Without a deal, it wouldn’t have just been the wealthy to see their taxes go up. The plan extended the “Bush tax cuts” on incomes up to $400,000 for individuals, $450,000 for couples. Earnings above those amounts would be taxed at a rate of 39.6 percent, up from the current 35 percent. Extends Clinton-era caps on itemized deductions and the phase-out of the personal exemption for individuals making more than $250,000 and couples earning more than $300,000.
Estates would be taxed at a top rate of 40 percent, with the first $5 million in value exempted for individual estates and $10 million for family estates. In 2012, such estates were subject to a top rate of 35 percent. Taxes on capital gains and dividend income exceeding $400,000 for individuals and $450,000 for families would increase from 15 percent to 20 percent.
Additionally, the deal extends for five years Obama-sought expansions of the child tax credit, the earned income tax credit, and an up-to-$2,500 tax credit for college tuition. Also extends for one year accelerated "bonus" depreciation of business investments in new property and equipment, a tax credit for research and development costs and a tax credit for renewable energy such as wind-generated electricity.
The measure split the upper ranks of the Republican leadership in the House.
Speaker John Boehner of Ohio voted in favor, while Majority Leader Eric Cantor of Virginia and California Rep. Kevin McCarthy, the party's whip, opposed the bill. Rep. Paul Ryan of Wisconsin, the party's 2012 vice presidential candidate, supported the measure.
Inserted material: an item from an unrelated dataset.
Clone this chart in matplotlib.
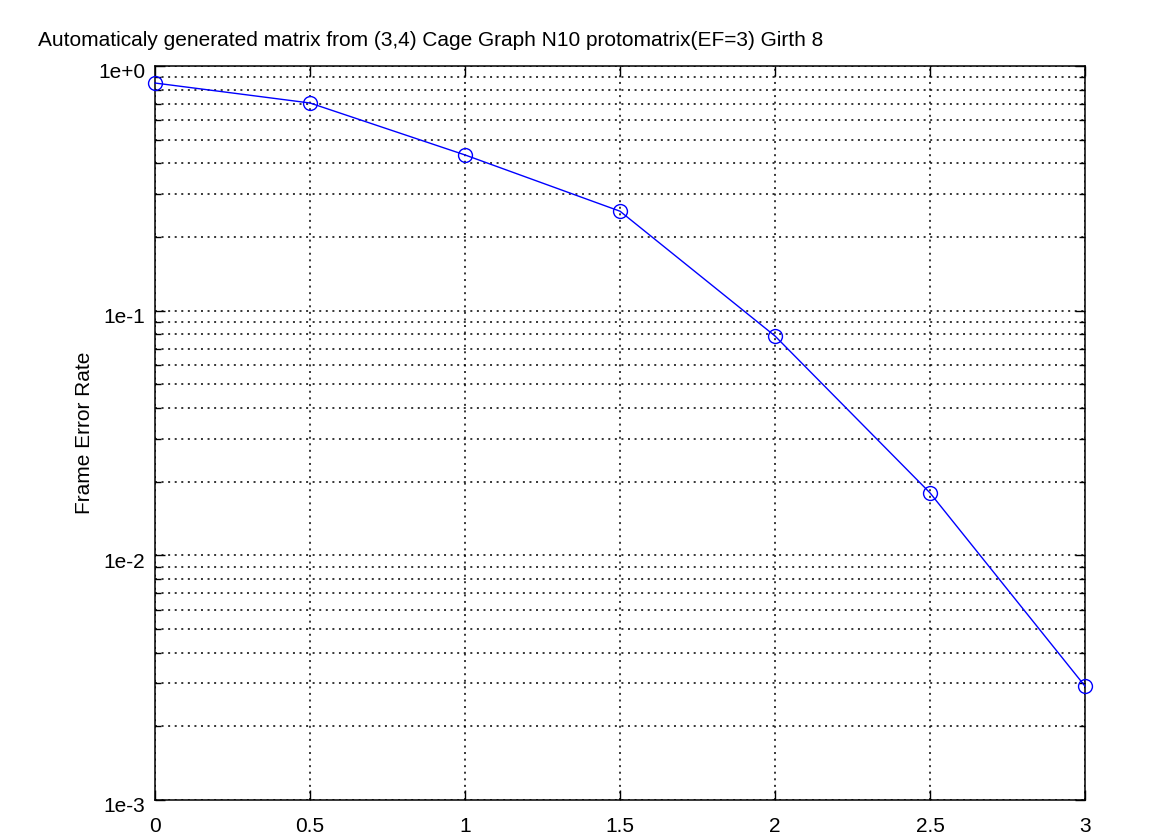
import matplotlib
matplotlib.use("Agg")
import matplotlib.pyplot as plt
import matplotlib.transforms as mtransforms
from matplotlib.ticker import LogLocator, NullFormatter

plt.rcParams['font.family'] = ['Liberation Sans', 'DejaVu Sans']

# Eb/No points and frame error rate
snr = [0, 0.5, 1, 1.5, 2, 2.5, 3]
fer = [0.852, 0.706, 0.433, 0.255, 0.0788, 0.018, 0.00292]

x_ticks = [0, 0.5, 1, 1.5, 2, 2.5, 3]
x_labels = ['0', '0.5', '1', '1.5', '2', '2.5', '3']
y_ticks = [1e-3, 1e-2, 1e-1, 1e0]
y_labels = ['1e-3', '1e-2', '1e-1', '1e+0']

fig = plt.figure(figsize=(11.75, 8.35), dpi=100)
ax = fig.add_axes([155 / 1175, 35 / 835, 930 / 1175, 734 / 835])

ax.plot(snr, fer, color='blue', linewidth=1.0, marker='o', markersize=10,
        markerfacecolor='none', markeredgecolor='blue', markeredgewidth=1.0,
        clip_on=False, zorder=5)

ax.set_yscale('log')
ax.set_xlim(0, 3)
ax.set_ylim(1e-3, 1e0)

ax.set_xticks(x_ticks)
ax.set_xticklabels(x_labels)
ax.set_yticks(y_ticks)
ax.set_yticklabels(y_labels)
ax.yaxis.set_minor_locator(LogLocator(base=10, subs=range(2, 10)))
ax.yaxis.set_minor_formatter(NullFormatter())

ax.tick_params(which='both', direction='in', top=True, right=True,
               labelsize=15, width=1.0, colors='black')
ax.tick_params(which='major', length=7)
ax.tick_params(which='minor', length=4)
ax.tick_params(axis='x', pad=12)
ax.tick_params(axis='y', pad=7)

# y tick labels sit a little below their grid line, as in the original
shift = mtransforms.ScaledTranslation(0, -5 / 100, fig.dpi_scale_trans)
for lbl in ax.get_yticklabels():
    lbl.set_transform(lbl.get_transform() + shift)

ax.grid(True, which='major', axis='x', color='black', linestyle=(0, (1.3, 3)), linewidth=1.1)
ax.grid(True, which='both', axis='y', color='black', linestyle=(0, (1.3, 3)), linewidth=1.1)

for s in ax.spines.values():
    s.set_linewidth(1.1)
    s.set_color('black')

ax.set_ylabel('Frame Error Rate', fontsize=15, labelpad=3)

fig.text(38 / 1175, 1 - 40 / 835,
         'Automaticaly generated matrix from (3,4) Cage Graph N10 protomatrix(EF=3) Girth 8',
         fontsize=15, ha='left', va='center')

fig.savefig('out.png', dpi=100)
Already, both sides were maneuvering for the next round in a seemingly ceaseless struggle about taxes and spending.
In a statement after the vote, Boehner said, "Now the focus turns to spending. The American people re-elected a Republican majority in the House, and we will use it in 2013 to hold the president accountable for the 'balanced' approach he promised, meaning significant spending cuts and reforms to the entitlement programs that are driving our country deeper and deeper into debt."
Sen. Mitch McConnell, the Senate Republican Leader, was the key negotiator in the other body of Congress. In his remarks on the Senate floor, McConnell said that “ the President wanted tax increases, but thanks to this imperfect agreement, 99 percent of my constituents won’t be hit by those hikes. So it took an imperfect solution to prevent our constituents from very real financial pain. But in my view, it was worth the effort.
“As I said, this shouldn’t be the model for how to do things around here,” he added. “But I think we can say we’ve done some good for the country. We’ve taken care of the revenue side of this debate. Now it’s time to get serious about reducing Washington’s out-of-control spending. That’s a debate the American people want. It’s the debate we’ll have next. And it’s a debate Republicans are ready for.”